As above seen, we have three unqualified instances in which federal statutes dealing with the relationship between the employer and employee in the railroad field have been held to be applicable to the state with reference to the same Belt Line Railroad. Yet, in face of this wealth of authority, *427the majority advances nebulous and negative grounds for concluding that the Railway Labor Act, which deals with the same relationship in the same field does not apply. No effort is made to distinguish those cases.
The first ground advanced is that a statute does not apply to the government unless it so states. That proposition as presently involved was disposed of in United States v. State of California, supra, Maurice v. State of California, supra, and State of California v. Anglim, supra. The act itself (Railway Labor Act) is comprehensive and inclusive. It must be liberally construed (Nashville C. & St. L. Ry. v. Railway Employees’ Dept. of A. F. of L., 93 F.2d 340, cert. den., 303 U.S. 649 [58 S.Ct. 746, 82 L.Ed. 1110]), and it has been held that it applies to the receiver of a railroad (Burke v. Morphy, 109 F.2d 572), although the receiver is subject to the control of the appointing court.

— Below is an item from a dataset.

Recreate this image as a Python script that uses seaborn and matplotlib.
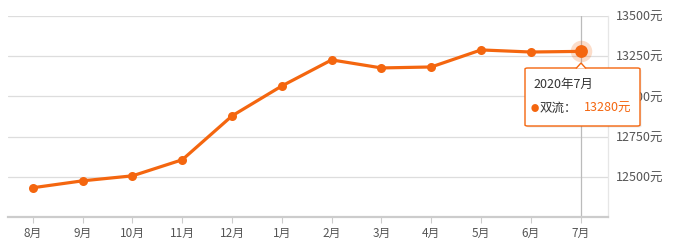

The second argument of the majority that rates of pay and working conditions of public employees are traditionally a matter of state statutory and administrative regulation does not shed any light on the subject. That argument applies with equal force to rights arising under provisions for retirement, for injuries in the course of employment, and the safety requirements. They are no less traditionally regulated, as to public employees, by statute and administrative regulation. Nevertheless the cases hold, as above shown, that the federal railroad laws control because of their effect upon interstate commerce.
That Congress has “consistently” excluded the state from labor laws — the third ground — is equally untenable. If that is true, then it supports my position, for Congress thought it must use language excluding the state when it desired to do so, and it did. But it did not employ such language in the Railway Labor Act and in the field of employer-employee relations in the railroad industry, and the courts have consistently held that the federal legislation includes the state.

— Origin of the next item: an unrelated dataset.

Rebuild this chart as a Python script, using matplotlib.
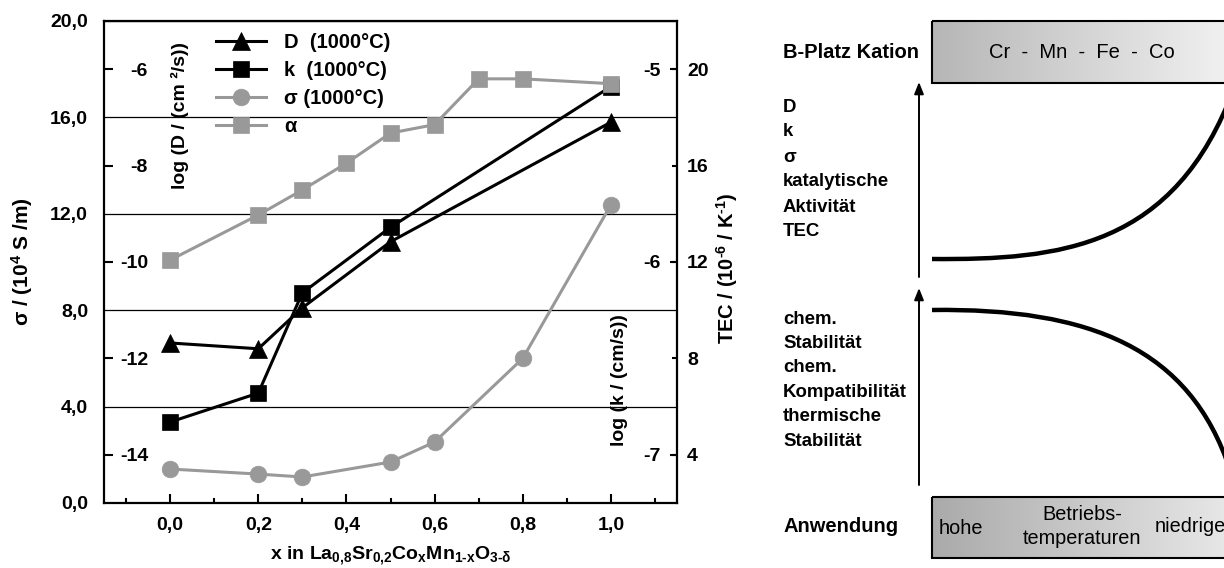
import numpy as np
import matplotlib
matplotlib.use("Agg")
import matplotlib.pyplot as plt
from matplotlib.colors import LinearSegmentedColormap
from matplotlib.patches import Rectangle, PathPatch
from matplotlib.path import Path

plt.rcParams['font.family'] = ['Liberation Sans', 'DejaVu Sans']
plt.rcParams['font.weight'] = 'bold'
plt.rcParams['mathtext.fontset'] = 'custom'
plt.rcParams['mathtext.rm'] = 'Liberation Sans'
plt.rcParams['mathtext.default'] = 'regular'
plt.rcParams['axes.unicode_minus'] = False

# --- measured data (left panel) ---
x_D = [0.0, 0.2, 0.3, 0.5, 1.0]
log_D = [-11.68, -11.8, -10.95, -9.58, -7.1]
x_k = [0.0, 0.2, 0.3, 0.5, 1.0]
log_k = [-6.83, -6.68, -6.16, -5.82, -5.09]
x_sigma = [0.0, 0.2, 0.3, 0.5, 0.6, 0.8, 1.0]
sigma = [1.41, 1.2, 1.08, 1.7, 2.53, 6.0, 12.37]
x_tec = [0.0, 0.2, 0.3, 0.4, 0.5, 0.6, 0.7, 0.8, 1.0]
tec = [12.08, 13.95, 14.99, 16.1, 17.35, 17.7, 19.6, 19.6, 19.4]

x_major = [0.0, 0.2, 0.4, 0.6, 0.8, 1.0]
x_minor = [-0.1, 0.1, 0.3, 0.5, 0.7, 0.9, 1.1]
x_labels = ['0,0', '0,2', '0,4', '0,6', '0,8', '1,0']
sigma_ticks = [0, 4, 8, 12, 16, 20]
sigma_labels = ['0,0', '4,0', '8,0', '12,0', '16,0', '20,0']
logD_ticks = [-14, -12, -10, -8, -6]
logk_ticks = [-7, -6, -5]
tec_ticks = [4, 8, 12, 16, 20]

# --- schematic (right panel): bezier control points in pixel units ---
up_curve = [(932, 259), (1060, 260), (1175, 248), (1234, 88)]
down_curve = [(932, 310), (1090, 308), (1190, 348), (1230, 470)]
list_up = ['D', 'k', 'σ', 'katalytische', 'Aktivität', 'TEC']
list_down = ['chem.', 'Stabilität', 'chem.', 'Kompatibilität', 'thermische', 'Stabilität']

gray = '#999999'
hy = '\u2010'

fig = plt.figure(figsize=(12.24, 5.68), dpi=100)
ax = fig.add_axes([104 / 1224, 1 - 503 / 568, 573 / 1224, 482 / 568])
ax_d = ax.twinx()
ax_k = ax.twinx()
ax_t = ax.twinx()

# host: sigma
ax.set_xlim(-0.15, 1.15)
ax.set_ylim(0, 20)
ax.set_xticks(x_major)
ax.set_xticklabels(x_labels)
ax.set_xticks(x_minor, minor=True)
ax.set_yticks(sigma_ticks)
ax.set_yticklabels(sigma_labels)
ax.tick_params(axis='x', which='major', direction='in', length=6.5, width=1.5, pad=10, labelsize=14)
ax.tick_params(axis='x', which='minor', direction='in', length=3.6, width=1.5)
ax.tick_params(axis='y', length=0, pad=11.5, labelsize=14)
ax.grid(axis='y', color='black', lw=0.9)
ax.set_axisbelow(True)
for s in ax.spines.values():
    s.set_linewidth(1.6)

ln_s, = ax.plot(x_sigma, sigma, color=gray, lw=2.2, marker='o', ms=12, mec=gray, mew=0.5,
                label='σ (1000°C)')

# log D, labels inside on the left
ax_d.set_ylim(-15, -5)
ax_d.yaxis.tick_left()
ax_d.set_yticks(logD_ticks)
ax_d.tick_params(axis='y', direction='in', length=6.5, width=1.5, pad=-31.7, labelsize=14)
ln_d, = ax_d.plot(x_D, log_D, color='black', lw=2.2, marker='^', ms=12.5, mew=0.5,
                  label='D  (1000°C)')

# log k, labels inside on the right
ax_k.set_ylim(-7.25, -4.75)
ax_k.set_yticks(logk_ticks)
ax_k.tick_params(axis='y', direction='in', length=5, width=1.5, pad=-24.5, labelsize=14)
ln_k, = ax_k.plot(x_k, log_k, color='black', lw=2.2, marker='s', ms=11, mew=0.5,
                  label='k  (1000°C)')

# TEC, labels outside on the right
ax_t.set_ylim(2, 22)
ax_t.set_yticks(tec_ticks)
ax_t.tick_params(axis='y', direction='in', length=3.6, width=1.5, pad=7.2, labelsize=14)
ln_t, = ax_t.plot(x_tec, tec, color=gray, lw=2.2, marker='s', ms=11, mec=gray, mew=0.5,
                  label='α')

for a in (ax_d, ax_k, ax_t):
    for s in a.spines.values():
        s.set_visible(False)

ax_t.legend(handles=[ln_d, ln_k, ln_s, ln_t], loc='upper left', bbox_to_anchor=(0.1955, 0.975),
            frameon=False, fontsize=14.5, handlelength=2.5, handletextpad=0.9,
            labelspacing=0.45, borderpad=0, borderaxespad=0)

ax.text(-0.143, 0.5, 'σ / (10$^4$ S /m)', rotation=90, transform=ax.transAxes,
        ha='center', va='center', fontsize=15)
ax.text(0.1326, 0.803, 'log (D / (cm ²/s))', rotation=90, transform=ax.transAxes,
        ha='center', va='center', fontsize=14)
ax.text(0.9005, 0.255, 'log (k / (cm/s))', rotation=90, transform=ax.transAxes,
        ha='center', va='center', fontsize=14)
ax.text(1.087, 0.4876, 'TEC / (10$^{' + hy + '6}$ / K$^{' + hy + '1}$)', rotation=90,
        transform=ax.transAxes, ha='center', va='center', fontsize=14.5)
ax.text(0.5, -0.108, 'x in La$_{0{,}8}$Sr$_{0{,}2}$Co$_x$Mn$_{1' + hy + 'x}$O$_{3' + hy + 'δ}$',
        transform=ax.transAxes, ha='center', va='center', fontsize=14)

# --- right schematic, drawn in pixel units of the figure ---
ov = fig.add_axes([0, 0, 1, 1])
ov.patch.set_visible(False)
ov.axis('off')

cmap_up = LinearSegmentedColormap.from_list('up', ['#b6b6b6', '#ffffff'])
cmap_dn = LinearSegmentedColormap.from_list('dn', ['#aaaaaa', '#f6f6f6'])
grad = np.linspace(0, 1, 256).reshape(1, -1)
ov.imshow(grad, extent=(932, 1300, 83, 21), cmap=cmap_up, aspect='auto', zorder=1)
ov.imshow(grad, extent=(932, 1300, 558, 497), cmap=cmap_dn, aspect='auto', zorder=1)
ov.add_patch(Rectangle((932, 21), 368, 62, fill=False, ec='black', lw=1.5, zorder=2))
ov.add_patch(Rectangle((932, 497), 368, 61, fill=False, ec='black', lw=1.5, zorder=2))

arrow = dict(arrowstyle='-|>,head_length=0.5,head_width=0.2', color='black', lw=1.4,
             shrinkA=0, shrinkB=0, mutation_scale=14)
ov.annotate('', xy=(919, 82), xytext=(919, 277), arrowprops=arrow)
ov.annotate('', xy=(919, 288), xytext=(919, 485), arrowprops=arrow)

codes = [Path.MOVETO, Path.CURVE4, Path.CURVE4, Path.CURVE4]
ov.add_patch(PathPatch(Path(up_curve, codes), fill=False, lw=3.2, ec='black', capstyle='butt'))
ov.add_patch(PathPatch(Path(down_curve, codes), fill=False, lw=3.2, ec='black', capstyle='butt'))

ov.text(783, 52, 'B-Platz Kation', fontsize=14.5, weight='bold', va='center')
ov.text(1082, 52, 'Cr  -  Mn  -  Fe  -  Co', fontsize=14.5, weight='normal',
        ha='center', va='center', zorder=3)
for i, t in enumerate(list_up):
    ov.text(783, 107 + i * 25, t, fontsize=13.4, weight='bold', va='center')
for i, t in enumerate(list_down):
    ov.text(783, 319 + i * 24.4, t, fontsize=13.4, weight='bold', va='center')
ov.text(783, 527, 'Anwendung', fontsize=14.5, weight='bold', va='center')
ov.text(939, 528, 'hohe', fontsize=14.3, weight='normal', va='center', zorder=3)
ov.text(1082, 515, 'Betriebs-', fontsize=14.3, weight='normal', ha='center', va='center', zorder=3)
ov.text(1082, 538, 'temperaturen', fontsize=14.3, weight='normal', ha='center', va='center', zorder=3)
ov.text(1155, 527, 'niedrige', fontsize=14.3, weight='normal', va='center', zorder=3)

ov.set_xlim(0, 1224)
ov.set_ylim(568, 0)

fig.savefig('out.png', dpi=100)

In speaking of the history of the act — the fourth ground— the majority approach is wholly negative. It is said that it gives no indication that the state as a carrier was to be included. But it gives no indication to the contrary. True, the act probably arose out of cooperation between the unions and private carriers, but no doubt the other federal railroad laws were similarly initiated.

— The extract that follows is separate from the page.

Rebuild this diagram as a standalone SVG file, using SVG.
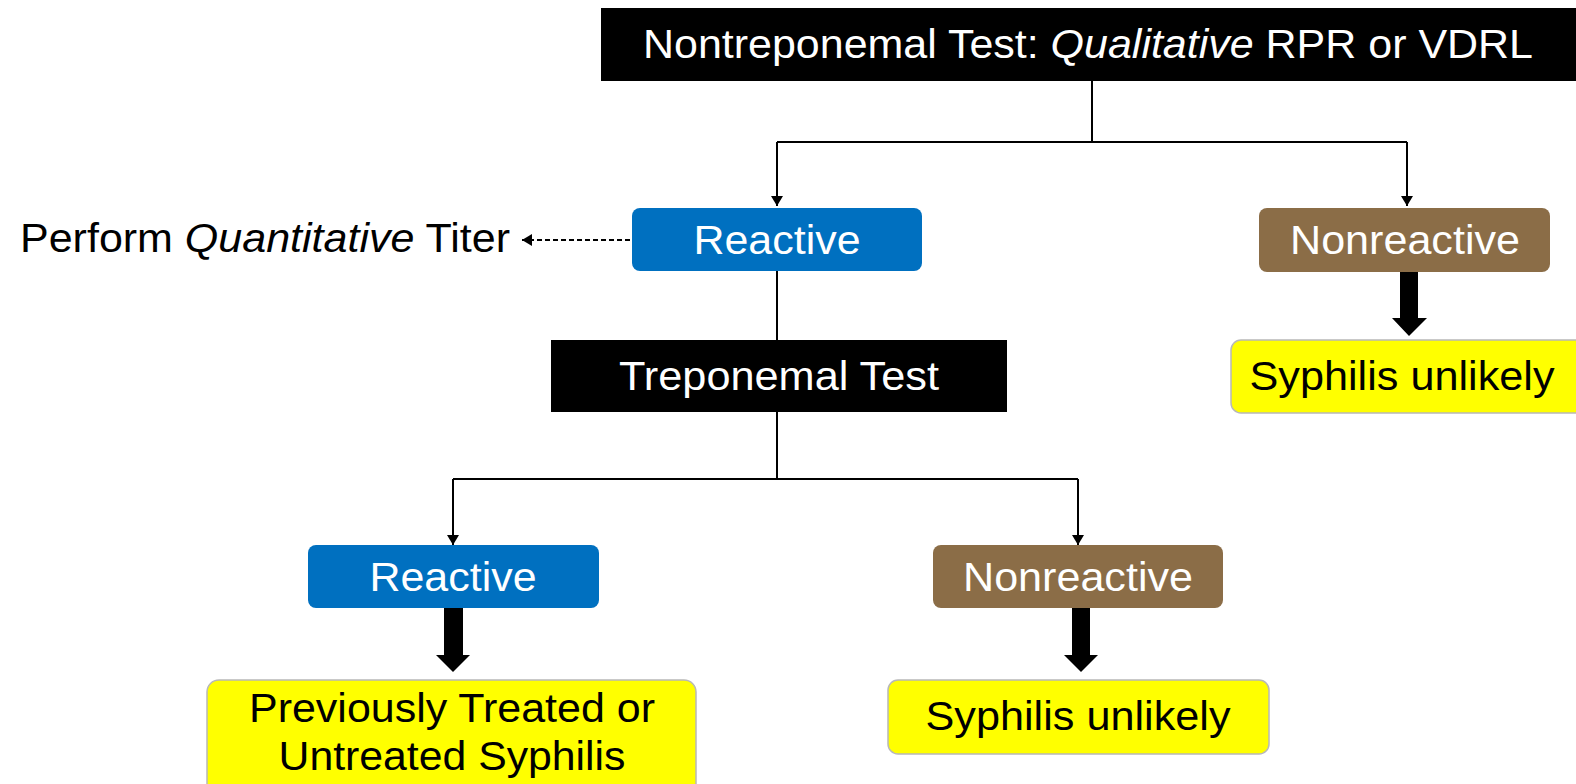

The majority opinion sets forth the additional ground for invalidating the contract that it was not approved by the *428Department of Finance of the State. There has been a substantial, although informal, approval by the state of the contract. It has been in force since 1942, and wages have been paid according to the rates provided for therein since that time. The Department of Finance knew of such payments and gave implicit approval of them, for it “may require from all such agencies of the State, financial and statistical reports, duly verified, covering the period of each fiscal year.” (Gov. Code, § 13291.) And “may examine all records, files, documents, accounts and all financial affairs of every agency mentioned in Section 13290.” (Gov. Code, § 13293.) And it “shall examine and expert the books of the several State agencies, at least once in each year, and as often as the director ■deems necessary.” (Gov. Code, §13294.) Hence it has examined the books and records of the Harbor Board, which would include the collective bargaining contract and the payments to employees and has found them proper.
It is apparent that the last mentioned issue should not be so lightly brushed aside. The majority holds that the Harbor Board has the right to fix the pay of the employees subject to the approval of the Department of Finance and also that such employees are under civil service. If they are under civil service it is very doubtful that the Legislature may provide that their rate of pay be fixed by the Harbor Board or be subject to the approval of the Department of Finance. The rates of' pay certainly relate to civil service for the Personnel Board is empowered by statute to fix the rate of pay. (Gov. Code, §§ 18500(1) (6), 18850 et seq.) The Constitution vests civil service matters exclusively in the State Personnel Board. “Said board shall administer and enforce, and is vested with all of the powers, duties, purposes, functions, and jurisdiction which are now or hereafter may be vested in any other State officer or agency under, Chapter 590 of the California Statutes of 1913 as amended or any and all other laws relating to the State civil service as said laws may now exist or may hereafter be enacted, amended or repealed by the Legislature.” (Cal. Const., art. XXIV, § 3(a).)
Irreconcilable conflicts in state and federal law will necessarily result from the holding of the majority in this case. Under its holding, State Belt Railroad employees are under civil service, but their salary must be fixed by the Harbor Board with the approval of the Department of Finance. This holding is in conflict with both the Constitution of California and the Government Code (see Cal. Const., art XXIV, § 3(a) *429and Gov. Code, § 20000 et seq.) which provide that the qualifications, rates of pay, dismissals and the like are all within the jurisdiction of the State Personnel Board, and that there is a state retirement system which embraces all civil service employees. All such employees automatically become members of the retirement system (Gov. Code, § 20303), and, therefore, must contribute to it (id. 20600, et seq.). Hence, if, as is held by the majority, the instant employees are civil service employees, they must be members of the state retirement system and contribute to it, but the majority opinion concedes that they are subject to the federal Railroad Employees’ Retirement Act (see State of California v. Anglim, 129 F.2d 455). There is no basis for splitting the complete system of employer-employee relations between the state and its employees into parts, some of which are controlled by state law and others by federal law. The majority holding leads to absurd results. This would be avoided by a holding that all of the federal statutes relating to railroad employer-employee relations apply to State Belt Railroad employees. The trial court and the District Court of Appeal, so held in this case (State of California v. Brotherhood of Railroad Trainmen, (Cal.App.) 222 P.2d 27). That holding is eminently sound.
I would, therefore, affirm the judgment.
The opinion was modified to read as above printed and respondents’ petition for a rehearing was denied July 19, 1951. Carter, J., voted for a rehearing.